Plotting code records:
-=-=-=-=-

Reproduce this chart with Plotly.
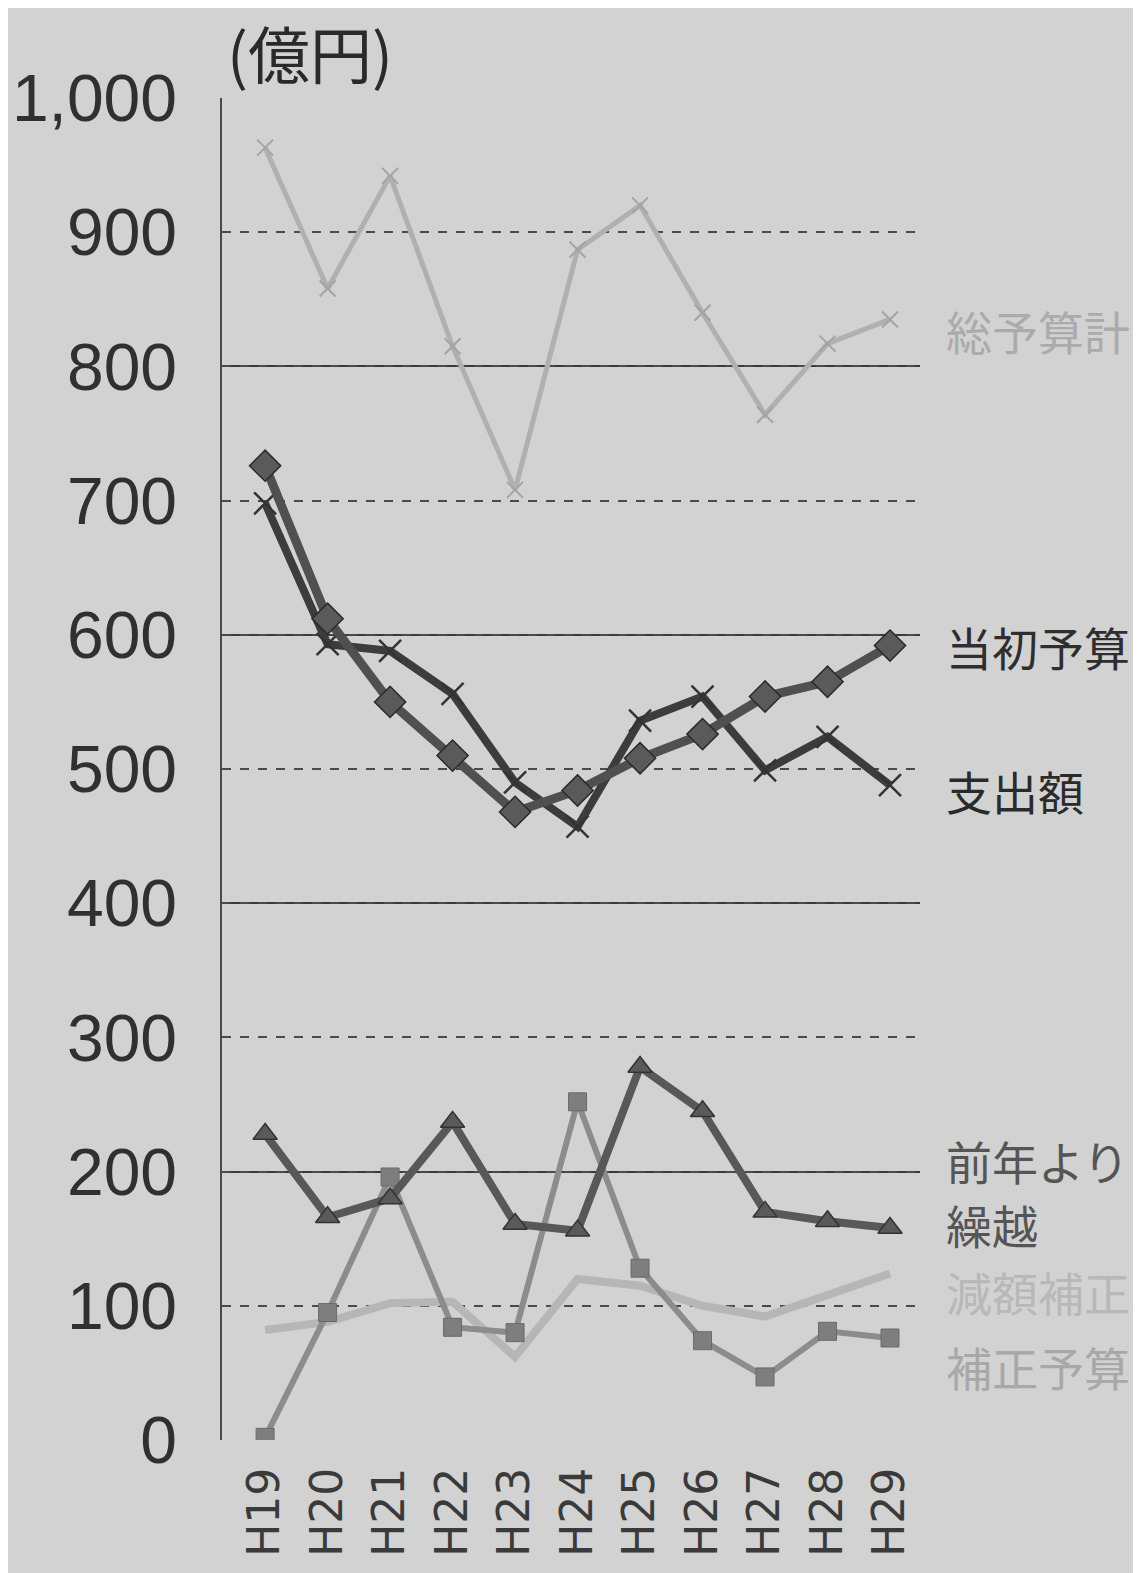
import plotly.graph_objects as go

years = ["H19", "H20", "H21", "H22", "H23", "H24", "H25", "H26", "H27", "H28", "H29"]
total_budget = [963, 858, 942, 815, 708, 887, 920, 840, 764, 817, 835]      # 総予算計
initial_budget = [726, 612, 550, 510, 468, 484, 508, 526, 554, 565, 592]    # 当初予算
expenditure = [698, 593, 588, 556, 490, 457, 536, 554, 499, 524, 488]       # 支出額
carryover = [228, 166, 180, 237, 161, 156, 278, 245, 170, 163, 158]         # 前年より繰越
reduction = [82, 88, 102, 103, 62, 120, 115, 100, 92, 108, 124]             # 減額補正
supplementary = [2, 95, 196, 84, 80, 252, 128, 74, 47, 81, 76]              # 補正予算

y_ticks = [0, 100, 200, 300, 400, 500, 600, 700, 800, 900, 1000]
y_tick_text = ["0", "100", "200", "300", "400", "500", "600", "700", "800", "900", "1,000"]
solid_grid = [0, 200, 400, 600, 800, 1000]

labels = [
    ("総予算計", 827, "#ababab"),
    ("当初予算", 592, "#2e2e2e"),
    ("支出額", 484, "#2a2a2a"),
    ("前年より", 209, "#555555"),
    ("繰越", 161, "#555555"),
    ("減額補正", 111, "#b8b8b8"),
    ("補正予算", 55, "#a8a8a8"),
]

xs = list(range(len(years)))
fig = go.Figure()

fig.add_trace(go.Scatter(x=xs, y=total_budget, mode="lines+markers",
                         line=dict(color="#b0b0b0", width=5),
                         marker=dict(symbol="x-thin", size=16, line=dict(color="#a4a4a4", width=2))))
fig.add_trace(go.Scatter(x=xs, y=reduction, mode="lines",
                         line=dict(color="#b6b6b6", width=8)))
fig.add_trace(go.Scatter(x=xs, y=supplementary, mode="lines+markers",
                         line=dict(color="#8c8c8c", width=6),
                         marker=dict(symbol="square", size=18, color="#7e7e7e",
                                     line=dict(color="#6a6a6a", width=1))))
fig.add_trace(go.Scatter(x=xs, y=carryover, mode="lines+markers",
                         line=dict(color="#585858", width=8),
                         marker=dict(symbol="triangle-up", size=21, color="#5a5a5a",
                                     line=dict(color="#333333", width=1.5))))
fig.add_trace(go.Scatter(x=xs, y=expenditure, mode="lines+markers",
                         line=dict(color="#3c3c3c", width=8),
                         marker=dict(symbol="x-thin", size=22, line=dict(color="#333333", width=2.5))))
fig.add_trace(go.Scatter(x=xs, y=initial_budget, mode="lines+markers",
                         line=dict(color="#505050", width=9),
                         marker=dict(symbol="diamond", size=24, color="#5a5a5a",
                                     line=dict(color="#2a2a2a", width=1.5))))

for text, yv, col in labels:
    fig.add_annotation(x=1.035, y=yv, xref="paper", yref="y", text=text, showarrow=False,
                       xanchor="left", yanchor="middle", align="left",
                       font=dict(family="Noto Sans CJK JP", size=46, color=col))

fig.add_annotation(x=0.005, y=0.999, xref="paper", yref="paper", text="(億円)", showarrow=False,
                   xanchor="left", yanchor="bottom",
                   font=dict(family="Noto Sans CJK JP", size=62, color="#2a2a2a"))

# page body has an 8px margin, so the figure is sized/offset to compensate
fig.update_layout(
    width=1133, height=1565,
    margin=dict(l=214, r=221, t=90, b=133, autoexpand=False),
    paper_bgcolor="#d2d2d2", plot_bgcolor="#d2d2d2",
    showlegend=False,
    xaxis=dict(range=[-0.69, 10.48], tickvals=xs, ticktext=years, tickangle=-90,
               showgrid=False, zeroline=False, showline=False, ticks="",
               ticklabelstandoff=18, automargin=False,
               tickfont=dict(family="DejaVu Sans", size=44, color="#3a3a3a")),
    yaxis=dict(range=[0, 1000], tickvals=y_ticks, ticktext=y_tick_text,
               showgrid=True, gridcolor="#4a4a4a", gridwidth=1.5, griddash="dash",
               zeroline=False, showline=True, linecolor="#4a4a4a", linewidth=1.5,
               ticks="", ticklabelstandoff=30, automargin=False,
               tickfont=dict(family="Liberation Sans", size=66, color="#303030"),
               minor=dict(tickvals=solid_grid, showgrid=True, gridcolor="#3a3a3a",
                          gridwidth=1.5, griddash="solid", ticks="")),
)

fig.write_html("out.html")
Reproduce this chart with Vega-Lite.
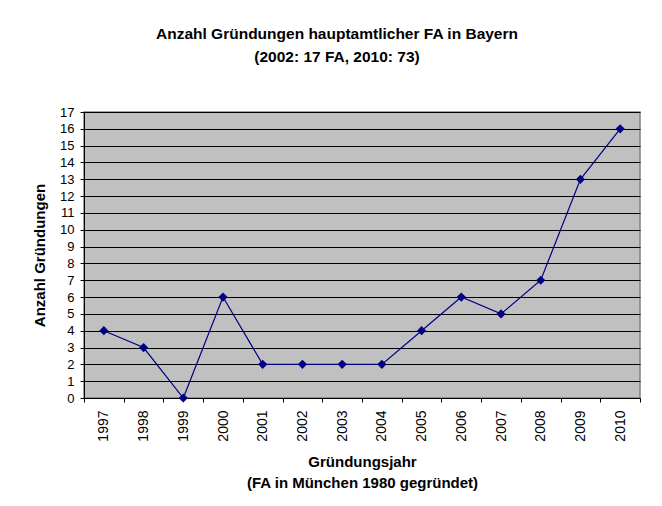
{
  "$schema": "https://vega.github.io/schema/vega-lite/v6.json",
  "width": 556,
  "height": 286,
  "autosize": {"type": "none"},
  "padding": {"left": 84, "top": 112, "right": 22, "bottom": 108},
  "background": "white",
  "config": {
    "font": "Liberation Sans",
    "view": {"fill": "#C0C0C0", "stroke": "#808080", "strokeWidth": 1.5},
    "axis": {
      "domainColor": "black",
      "tickColor": "black",
      "labelColor": "black",
      "titleColor": "black",
      "labelFont": "Liberation Sans",
      "titleFont": "Liberation Sans",
      "labelFontSize": 13,
      "titleFontSize": 15,
      "titleFontWeight": "bold",
      "tickSize": 4
    }
  },
  "title": {
    "text": ["Anzahl Gründungen hauptamtlicher FA in Bayern", "(2002: 17 FA, 2010: 73)"],
    "font": "Liberation Sans",
    "fontSize": 15.5,
    "fontWeight": "bold",
    "color": "black",
    "anchor": "middle",
    "frame": "group",
    "dx": -25,
    "lineHeight": 23,
    "offset": 41
  },
  "data": {
    "values": [
      {"year": "1997", "count": 4},
      {"year": "1998", "count": 3},
      {"year": "1999", "count": 0},
      {"year": "2000", "count": 6},
      {"year": "2001", "count": 2},
      {"year": "2002", "count": 2},
      {"year": "2003", "count": 2},
      {"year": "2004", "count": 2},
      {"year": "2005", "count": 4},
      {"year": "2006", "count": 6},
      {"year": "2007", "count": 5},
      {"year": "2008", "count": 7},
      {"year": "2009", "count": 13},
      {"year": "2010", "count": 16}
    ]
  },
  "encoding": {
    "x": {
      "field": "year",
      "type": "nominal",
      "sort": null,
      "scale": {"type": "band", "paddingInner": 0, "paddingOuter": 0},
      "axis": {
        "title": ["Gründungsjahr", "(FA in München 1980 gegründet)"],
        "titleLineHeight": 21,
        "titlePadding": 13,
        "labelAngle": 270,
        "labelAlign": "right",
        "labelBaseline": "middle",
        "labelFontSize": 14,
        "labelPadding": 8,
        "tickBand": "extent",
        "grid": false
      }
    },
    "y": {
      "field": "count",
      "type": "quantitative",
      "scale": {"domain": [0, 17], "nice": false, "zero": true},
      "axis": {
        "title": "Anzahl Gründungen",
        "values": [0,1,2,3,4,5,6,7,8,9,10,11,12,13,14,15,16,17],
        "grid": true,
        "gridColor": "black",
        "gridOpacity": 1,
        "gridWidth": 1,
        "labelPadding": 6,
        "titlePadding": 12
      }
    }
  },
  "layer": [
    {"mark": {"type": "line", "color": "#000080", "strokeWidth": 1.2}},
    {"mark": {"type": "point", "shape": "diamond", "filled": true, "color": "#000080", "opacity": 1, "size": 85}}
  ]
}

-=-=-=-=-

Description of the task
Without the pictures, please reproduce each line of the listing above exactly, from the first one through the line bearing "import plotly.graph_objects as go".

Exercise response
Reproduce this chart with Plotly.
import plotly.graph_objects as go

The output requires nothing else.